At that time, TV shows were controlled by their respective sponsors, who made almost all the decisions. But after the scandals, networks or independent producers took control, and the sponsors were reduced to merely buying part of the commercial time within the shows.
Before going on the air, the warm-up man had instructed the studio audience that we were not expected to be quiet as mice during the broadcast. On the contrary, we were to ooh and aah loudly whenever merchandise prizes were shown, much as the audience of The Price Is Right (then as well as now) goes crazy at the prospect of a contestant winning a Brand New Car!
And, although we weren't supposed to shout out the answer, we were instructed to murmur loudly whenever the connect-the-dots picture started to resemble something recognizable. My parents and I felt a little foolish doing this I remember exchanging a giggling glance with my mother but we dutifully stage-whispered gibberish at the proper times.

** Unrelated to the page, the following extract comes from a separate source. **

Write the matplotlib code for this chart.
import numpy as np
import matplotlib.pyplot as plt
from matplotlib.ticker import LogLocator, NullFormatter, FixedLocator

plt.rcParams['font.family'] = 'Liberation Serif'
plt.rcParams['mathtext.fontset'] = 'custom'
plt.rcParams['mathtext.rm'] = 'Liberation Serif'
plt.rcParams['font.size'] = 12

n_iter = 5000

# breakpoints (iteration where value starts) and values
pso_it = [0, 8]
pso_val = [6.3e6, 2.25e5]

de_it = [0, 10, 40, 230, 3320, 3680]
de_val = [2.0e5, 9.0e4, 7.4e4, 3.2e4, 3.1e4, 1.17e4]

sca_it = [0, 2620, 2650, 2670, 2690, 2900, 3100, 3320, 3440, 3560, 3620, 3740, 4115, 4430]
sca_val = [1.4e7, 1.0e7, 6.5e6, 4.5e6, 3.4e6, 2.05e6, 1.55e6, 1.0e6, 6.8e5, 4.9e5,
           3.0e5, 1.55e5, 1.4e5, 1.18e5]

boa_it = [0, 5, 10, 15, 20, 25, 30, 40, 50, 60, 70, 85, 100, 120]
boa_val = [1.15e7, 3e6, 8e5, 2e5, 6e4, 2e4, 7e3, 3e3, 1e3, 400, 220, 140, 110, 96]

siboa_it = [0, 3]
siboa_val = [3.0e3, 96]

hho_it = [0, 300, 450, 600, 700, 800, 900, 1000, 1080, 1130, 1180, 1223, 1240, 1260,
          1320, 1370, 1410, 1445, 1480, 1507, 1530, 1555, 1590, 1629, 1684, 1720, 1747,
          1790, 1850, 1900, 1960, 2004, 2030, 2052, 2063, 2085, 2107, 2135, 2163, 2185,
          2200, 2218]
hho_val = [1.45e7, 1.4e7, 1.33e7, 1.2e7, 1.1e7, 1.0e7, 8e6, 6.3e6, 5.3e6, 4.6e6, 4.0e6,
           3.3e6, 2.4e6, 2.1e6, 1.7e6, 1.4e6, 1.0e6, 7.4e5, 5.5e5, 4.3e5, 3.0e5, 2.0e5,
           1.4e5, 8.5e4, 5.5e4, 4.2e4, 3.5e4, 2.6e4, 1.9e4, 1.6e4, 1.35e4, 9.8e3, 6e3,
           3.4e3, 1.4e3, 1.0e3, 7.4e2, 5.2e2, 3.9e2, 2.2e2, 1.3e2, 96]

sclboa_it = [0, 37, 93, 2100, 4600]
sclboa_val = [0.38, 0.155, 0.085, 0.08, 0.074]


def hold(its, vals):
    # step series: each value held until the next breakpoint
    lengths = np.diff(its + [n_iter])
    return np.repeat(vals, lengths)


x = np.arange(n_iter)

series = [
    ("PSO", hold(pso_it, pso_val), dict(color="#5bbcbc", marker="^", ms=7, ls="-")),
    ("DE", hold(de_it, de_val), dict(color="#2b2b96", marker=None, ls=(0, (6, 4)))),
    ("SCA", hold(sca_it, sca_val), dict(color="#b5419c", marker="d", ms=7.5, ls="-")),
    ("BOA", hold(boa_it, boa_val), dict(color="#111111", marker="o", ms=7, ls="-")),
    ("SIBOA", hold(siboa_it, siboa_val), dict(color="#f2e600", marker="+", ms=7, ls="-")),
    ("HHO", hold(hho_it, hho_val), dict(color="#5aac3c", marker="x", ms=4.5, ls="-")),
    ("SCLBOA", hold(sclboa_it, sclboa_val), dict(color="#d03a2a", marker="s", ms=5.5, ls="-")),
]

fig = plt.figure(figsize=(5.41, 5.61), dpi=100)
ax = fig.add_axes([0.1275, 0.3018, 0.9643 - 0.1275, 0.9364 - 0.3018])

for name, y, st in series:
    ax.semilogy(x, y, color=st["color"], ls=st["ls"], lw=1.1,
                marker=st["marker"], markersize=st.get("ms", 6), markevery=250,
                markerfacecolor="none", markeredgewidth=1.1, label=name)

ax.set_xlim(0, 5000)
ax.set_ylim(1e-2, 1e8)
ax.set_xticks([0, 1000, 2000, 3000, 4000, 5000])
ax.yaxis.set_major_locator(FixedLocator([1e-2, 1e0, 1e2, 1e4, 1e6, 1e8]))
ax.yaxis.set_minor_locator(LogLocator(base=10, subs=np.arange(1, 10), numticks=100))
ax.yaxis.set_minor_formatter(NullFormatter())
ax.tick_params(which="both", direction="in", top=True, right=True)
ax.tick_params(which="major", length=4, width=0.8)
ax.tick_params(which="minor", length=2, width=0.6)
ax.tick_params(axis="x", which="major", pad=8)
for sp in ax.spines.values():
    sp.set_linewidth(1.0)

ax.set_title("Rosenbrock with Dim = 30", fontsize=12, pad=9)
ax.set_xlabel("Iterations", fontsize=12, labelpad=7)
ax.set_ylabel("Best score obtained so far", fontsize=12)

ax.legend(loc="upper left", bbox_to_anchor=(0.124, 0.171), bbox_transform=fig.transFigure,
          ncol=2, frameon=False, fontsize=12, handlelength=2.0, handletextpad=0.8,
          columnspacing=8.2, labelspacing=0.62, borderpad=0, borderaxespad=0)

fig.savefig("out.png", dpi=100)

Dotto's half hour ran its course, contestants won fabulous prizes to our applause, and soon it was over. We headed back to Larchmont, happy to have played our small part on national television.
The Start of the Scandals
Already, contestants on other programs had been claiming that the games were rigged. One of them was Herbert Stempel from NBC's Twenty-One. As dramatized in the 1994 movie Quiz Show, Stempel claimed that Charles Van Doren, an assistant professor at Columbia University, had cheated during his winning run in early 1957. The producers of all the quiz shows had denied the charges, and the public paid little attention.
But what happened on daytime Dotto in the spring of 1958 couldn't be ignored.

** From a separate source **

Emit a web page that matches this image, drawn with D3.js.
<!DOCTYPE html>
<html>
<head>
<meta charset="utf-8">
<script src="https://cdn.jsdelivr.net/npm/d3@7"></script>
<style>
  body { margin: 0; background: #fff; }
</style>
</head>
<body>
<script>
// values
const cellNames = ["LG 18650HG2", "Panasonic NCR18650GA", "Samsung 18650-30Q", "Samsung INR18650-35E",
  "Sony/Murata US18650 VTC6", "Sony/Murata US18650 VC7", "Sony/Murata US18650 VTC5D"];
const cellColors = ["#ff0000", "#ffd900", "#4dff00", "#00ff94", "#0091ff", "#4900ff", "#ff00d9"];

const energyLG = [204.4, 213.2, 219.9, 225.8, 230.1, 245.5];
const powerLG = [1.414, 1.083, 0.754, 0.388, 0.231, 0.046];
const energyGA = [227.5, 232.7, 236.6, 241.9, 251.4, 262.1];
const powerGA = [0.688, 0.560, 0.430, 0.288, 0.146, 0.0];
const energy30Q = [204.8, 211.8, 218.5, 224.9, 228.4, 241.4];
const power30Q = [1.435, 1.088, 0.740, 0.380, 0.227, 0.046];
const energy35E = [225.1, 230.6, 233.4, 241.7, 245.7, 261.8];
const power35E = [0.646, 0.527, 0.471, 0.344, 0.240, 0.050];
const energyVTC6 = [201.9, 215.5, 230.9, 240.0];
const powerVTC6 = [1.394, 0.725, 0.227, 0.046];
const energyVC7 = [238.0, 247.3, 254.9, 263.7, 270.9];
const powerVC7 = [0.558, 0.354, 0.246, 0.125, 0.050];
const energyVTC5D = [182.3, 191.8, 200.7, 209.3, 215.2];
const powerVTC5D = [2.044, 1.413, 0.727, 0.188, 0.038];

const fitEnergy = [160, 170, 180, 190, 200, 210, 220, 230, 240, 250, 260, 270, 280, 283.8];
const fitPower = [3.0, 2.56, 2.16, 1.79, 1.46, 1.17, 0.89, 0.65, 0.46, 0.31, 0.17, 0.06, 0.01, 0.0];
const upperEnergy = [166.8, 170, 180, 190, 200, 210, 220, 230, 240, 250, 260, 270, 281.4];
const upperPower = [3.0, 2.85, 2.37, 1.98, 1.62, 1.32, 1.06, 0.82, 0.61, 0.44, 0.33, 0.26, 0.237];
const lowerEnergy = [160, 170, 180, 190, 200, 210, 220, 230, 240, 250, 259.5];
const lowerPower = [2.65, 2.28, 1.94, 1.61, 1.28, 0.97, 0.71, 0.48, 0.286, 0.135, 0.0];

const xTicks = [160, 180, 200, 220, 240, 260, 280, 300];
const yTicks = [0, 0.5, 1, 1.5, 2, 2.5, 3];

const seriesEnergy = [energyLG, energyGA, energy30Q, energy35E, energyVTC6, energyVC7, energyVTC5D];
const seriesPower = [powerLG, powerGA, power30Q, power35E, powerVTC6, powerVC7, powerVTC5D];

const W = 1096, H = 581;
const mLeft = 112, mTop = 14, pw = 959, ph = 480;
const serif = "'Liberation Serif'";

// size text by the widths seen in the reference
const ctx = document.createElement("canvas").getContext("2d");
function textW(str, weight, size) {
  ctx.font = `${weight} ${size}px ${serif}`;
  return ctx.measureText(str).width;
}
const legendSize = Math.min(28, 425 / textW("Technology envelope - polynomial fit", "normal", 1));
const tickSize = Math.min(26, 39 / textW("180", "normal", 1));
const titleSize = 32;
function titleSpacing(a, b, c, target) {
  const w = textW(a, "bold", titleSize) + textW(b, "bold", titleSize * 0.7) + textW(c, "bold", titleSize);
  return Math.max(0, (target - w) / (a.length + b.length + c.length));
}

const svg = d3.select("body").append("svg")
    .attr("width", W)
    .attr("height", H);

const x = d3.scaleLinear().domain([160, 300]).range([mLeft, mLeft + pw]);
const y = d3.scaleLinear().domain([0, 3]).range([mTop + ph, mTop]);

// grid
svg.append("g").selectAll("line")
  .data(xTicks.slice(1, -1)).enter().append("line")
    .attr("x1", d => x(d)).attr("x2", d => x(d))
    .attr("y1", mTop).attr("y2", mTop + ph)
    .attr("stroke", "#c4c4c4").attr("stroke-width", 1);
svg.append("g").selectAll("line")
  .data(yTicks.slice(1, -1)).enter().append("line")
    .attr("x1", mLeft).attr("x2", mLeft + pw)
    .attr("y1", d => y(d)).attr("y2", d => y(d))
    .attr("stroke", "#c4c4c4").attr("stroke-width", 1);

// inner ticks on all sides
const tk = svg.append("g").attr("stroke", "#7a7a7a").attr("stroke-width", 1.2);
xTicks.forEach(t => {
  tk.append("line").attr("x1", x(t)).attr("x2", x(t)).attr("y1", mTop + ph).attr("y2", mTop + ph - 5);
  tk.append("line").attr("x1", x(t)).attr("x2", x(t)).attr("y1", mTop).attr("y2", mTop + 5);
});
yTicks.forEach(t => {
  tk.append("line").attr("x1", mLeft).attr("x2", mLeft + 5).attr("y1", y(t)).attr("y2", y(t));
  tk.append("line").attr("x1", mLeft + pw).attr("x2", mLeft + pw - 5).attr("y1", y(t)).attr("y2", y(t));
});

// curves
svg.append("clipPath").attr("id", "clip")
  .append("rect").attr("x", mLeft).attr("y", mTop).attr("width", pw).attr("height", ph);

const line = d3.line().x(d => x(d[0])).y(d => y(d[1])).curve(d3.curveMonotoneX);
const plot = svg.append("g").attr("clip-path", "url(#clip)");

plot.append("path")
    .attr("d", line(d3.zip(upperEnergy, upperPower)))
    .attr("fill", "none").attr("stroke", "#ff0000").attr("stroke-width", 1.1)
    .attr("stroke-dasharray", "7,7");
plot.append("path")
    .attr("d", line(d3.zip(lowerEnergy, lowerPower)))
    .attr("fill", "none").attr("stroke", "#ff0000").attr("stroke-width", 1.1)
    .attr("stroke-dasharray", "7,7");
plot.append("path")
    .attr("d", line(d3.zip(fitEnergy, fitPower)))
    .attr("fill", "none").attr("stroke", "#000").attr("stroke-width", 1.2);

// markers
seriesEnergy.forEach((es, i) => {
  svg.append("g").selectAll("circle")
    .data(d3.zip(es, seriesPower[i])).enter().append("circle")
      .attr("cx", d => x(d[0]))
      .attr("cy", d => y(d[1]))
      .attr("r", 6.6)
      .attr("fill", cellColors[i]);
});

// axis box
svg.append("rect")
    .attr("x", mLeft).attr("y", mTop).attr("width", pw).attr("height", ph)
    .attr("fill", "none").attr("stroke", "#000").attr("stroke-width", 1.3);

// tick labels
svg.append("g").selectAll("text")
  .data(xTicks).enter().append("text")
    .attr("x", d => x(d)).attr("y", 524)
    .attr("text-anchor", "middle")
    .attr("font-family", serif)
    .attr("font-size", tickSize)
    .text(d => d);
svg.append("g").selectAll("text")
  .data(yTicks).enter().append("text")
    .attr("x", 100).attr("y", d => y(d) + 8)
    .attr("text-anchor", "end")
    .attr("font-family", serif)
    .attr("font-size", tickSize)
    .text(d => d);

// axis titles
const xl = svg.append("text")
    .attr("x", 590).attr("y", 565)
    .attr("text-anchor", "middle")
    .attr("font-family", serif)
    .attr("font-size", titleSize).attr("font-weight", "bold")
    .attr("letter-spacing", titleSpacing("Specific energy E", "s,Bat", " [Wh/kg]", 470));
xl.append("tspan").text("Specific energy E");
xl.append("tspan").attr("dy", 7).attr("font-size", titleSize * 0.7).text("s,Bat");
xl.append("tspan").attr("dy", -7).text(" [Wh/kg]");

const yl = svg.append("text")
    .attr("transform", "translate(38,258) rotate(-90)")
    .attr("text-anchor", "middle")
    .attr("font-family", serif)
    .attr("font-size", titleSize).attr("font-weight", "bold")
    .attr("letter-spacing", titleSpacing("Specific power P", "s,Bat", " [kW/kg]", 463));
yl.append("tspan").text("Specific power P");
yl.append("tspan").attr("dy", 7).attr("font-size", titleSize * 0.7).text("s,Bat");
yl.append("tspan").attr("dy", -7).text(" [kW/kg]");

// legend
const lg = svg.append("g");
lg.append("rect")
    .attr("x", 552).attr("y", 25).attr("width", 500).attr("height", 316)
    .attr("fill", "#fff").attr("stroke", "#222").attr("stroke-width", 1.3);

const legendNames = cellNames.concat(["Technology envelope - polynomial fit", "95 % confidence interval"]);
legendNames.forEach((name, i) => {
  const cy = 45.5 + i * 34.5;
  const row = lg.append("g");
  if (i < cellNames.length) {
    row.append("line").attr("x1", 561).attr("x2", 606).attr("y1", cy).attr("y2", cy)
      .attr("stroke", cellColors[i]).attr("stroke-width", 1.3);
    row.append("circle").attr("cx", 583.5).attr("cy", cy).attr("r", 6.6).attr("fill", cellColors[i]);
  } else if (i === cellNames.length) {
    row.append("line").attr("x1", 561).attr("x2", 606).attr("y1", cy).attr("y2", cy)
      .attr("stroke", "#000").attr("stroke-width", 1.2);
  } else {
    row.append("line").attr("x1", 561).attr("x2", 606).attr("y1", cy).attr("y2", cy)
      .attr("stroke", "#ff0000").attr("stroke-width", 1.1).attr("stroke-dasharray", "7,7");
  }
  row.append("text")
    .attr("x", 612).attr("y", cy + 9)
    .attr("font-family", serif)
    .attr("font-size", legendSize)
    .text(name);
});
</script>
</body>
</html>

Dotto's producers must have wanted to make sure that this intelligent, attractive coed would be continue to be a winner.
Before coming onstage, she had perused a small notebook in the green room. Then she was summoned to make her entrance.

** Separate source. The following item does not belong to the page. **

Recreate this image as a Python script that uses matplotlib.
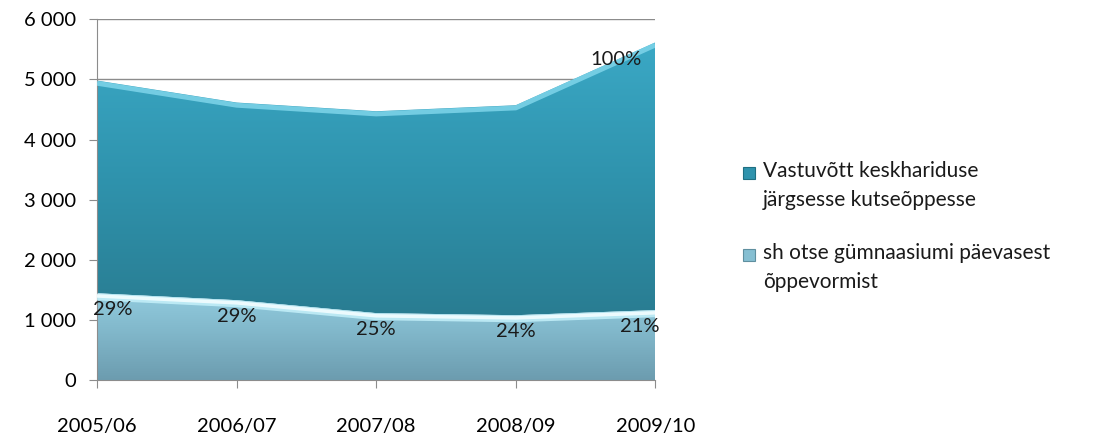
import numpy as np
import matplotlib
matplotlib.use("Agg")
import matplotlib.pyplot as plt
from matplotlib.patches import Rectangle
from matplotlib.colors import LinearSegmentedColormap

plt.rcParams['font.family'] = ['Lato', 'DejaVu Sans']

years = ["2005/06", "2006/07", "2007/08", "2008/09", "2009/10"]
total = [4980, 4615, 4470, 4570, 5615]
direct = [1445, 1330, 1115, 1080, 1165]
pct_direct = ["29%", "29%", "25%", "24%", "21%"]
pct_total = "100%"
labels = ["Vastuvõtt keskhariduse\njärgsesse kutseõppesse",
          "sh otse gümnaasiumi päevasest\nõppevormist"]

x = np.arange(len(years))

fig = plt.figure(figsize=(11.1, 4.36), dpi=100)
ax = fig.add_axes([0.0874, 0.128, 0.503, 0.828])
ax.set_xlim(0, 4)
ax.set_ylim(0, 6000)

# grid lines behind areas
for v in range(0, 7000, 1000):
    ax.axhline(v, color='#8c8c8c', lw=1, zorder=0)

top_cmap = LinearSegmentedColormap.from_list('t', ['#297c91', '#2f93ad', '#3ba9c6'])
bot_cmap = LinearSegmentedColormap.from_list('b', ['#6c9caf', '#80b6c9', '#93cde0'])

grad = np.linspace(0, 1, 256).reshape(-1, 1)

poly_top = ax.fill_between(x, direct, total, color='none', lw=0, zorder=1)
im = ax.imshow(grad, cmap=top_cmap, origin='lower', aspect='auto',
               extent=[0, 4, 1000, 5700], zorder=1)
im.set_clip_path(poly_top.get_paths()[0], transform=ax.transData)

poly_bot = ax.fill_between(x, 0, direct, color='none', lw=0, zorder=2)
im2 = ax.imshow(grad, cmap=bot_cmap, origin='lower', aspect='auto',
                extent=[0, 4, 0, 1500], zorder=2)
im2.set_clip_path(poly_bot.get_paths()[0], transform=ax.transData)

# glossy top edges
ax.plot(x, np.array(total) - 45, color='#7fd5ea', lw=3.5, alpha=0.85, zorder=3,
        solid_capstyle='butt')
ax.plot(x, np.array(direct) - 60, color='#c8f3fc', lw=5, alpha=0.8, zorder=3,
        solid_capstyle='butt')
ax.plot(x, np.array(direct) - 45, color='#f2fdff', lw=2.5, alpha=0.9, zorder=3,
        solid_capstyle='butt')

# data labels
dx = [11, 0, 0, 0, -11]
for i in range(len(years)):
    ax.annotate(pct_direct[i], (x[i], direct[i]), xytext=(dx[i], -12),
                textcoords='offset points', ha='center', va='center',
                fontsize=14.5, color='#1a1a1a', zorder=5)
ax.annotate(pct_total, (x[-1], total[-1]), xytext=(-28, -12),
            textcoords='offset points', ha='center', va='center',
            fontsize=14.5, color='#1a1a1a', zorder=5)

ax.set_xticks(x)
ax.set_xticklabels(years)
ax.set_yticks(range(0, 7000, 1000))
ax.set_yticklabels(["0", "1 000", "2 000", "3 000", "4 000", "5 000", "6 000"])
ax.tick_params(axis='y', length=6, color='#8c8c8c', labelsize=14.5, pad=9)
ax.tick_params(axis='x', length=6, color='#8c8c8c', labelsize=14.5, pad=21)

for s in ['top', 'right']:
    ax.spines[s].set_visible(False)
ax.spines['left'].set_color('#8c8c8c')
ax.spines['bottom'].set_color('#8c8c8c')

# legend drawn by hand: marker aligned to first line
W, H = 1110, 436
leg_colors = [('#2f93ad', '#1f6f82'), ('#86bfd2', '#5f8f9f')]
leg_y = [173, 255]
for (fc, ec), yy, lab in zip(leg_colors, leg_y, labels):
    fig.patches.append(Rectangle((743 / W, 1 - (yy + 6) / H), 12 / W, 12 / H,
                                 transform=fig.transFigure, facecolor=fc,
                                 edgecolor=ec, lw=0.8))
    fig.text(763 / W, 1 - (yy - 12) / H, lab, ha='left', va='top',
             fontsize=15, color='#1a1a1a', linespacing=1.55)

fig.savefig("out.png", dpi=100)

A standby contestant, Edward Hilgemeier Jr., remained behind, waiting for his chance. He couldn't resisted looking at the notebook (below left) that Marie had been studying. There were answers in it, and they were the same answers that she was giving on the air at that moment (below right)!
Afterwards, Hilgemeier showed the notebook to the contestant whom Marie had defeated that day, Yeffe Kimball Slatin. The two of them realized that the coed had been given an advantage and that they hadn't. They confronted the show's producers and were paid hush money. Eventually Hilgemeier took the incriminating notebook to the prosecuting attorneys. The word got back to CBS. Faced with hard evidence, the Dotto producers admitted that contestants had been given "some help." After the broadcast of August 15, 1958, the network abruptly canceled the show without explanation.
When the story came out in the newspapers, my father remarked that he had suspected that the game might not be on the level. During the half-hour before air, he had noticed the host of the show in a lengthy conversation with one of the contestants in an upstage corner of the set. Going over the answers, perhaps? I thought it unlikely that they would do this in full view of the studio audience, but one never knows.
The scandals spread through 1959, when Van Doren confessed his role and resigned from the university. Many programs were canceled amidst public indignation. Although some game shows would continue, the big-money quizzes disappeared for more than a generation. They would not come back until Who Wants To Be a Millionaire? became a ratings sensation for ABC forty years later.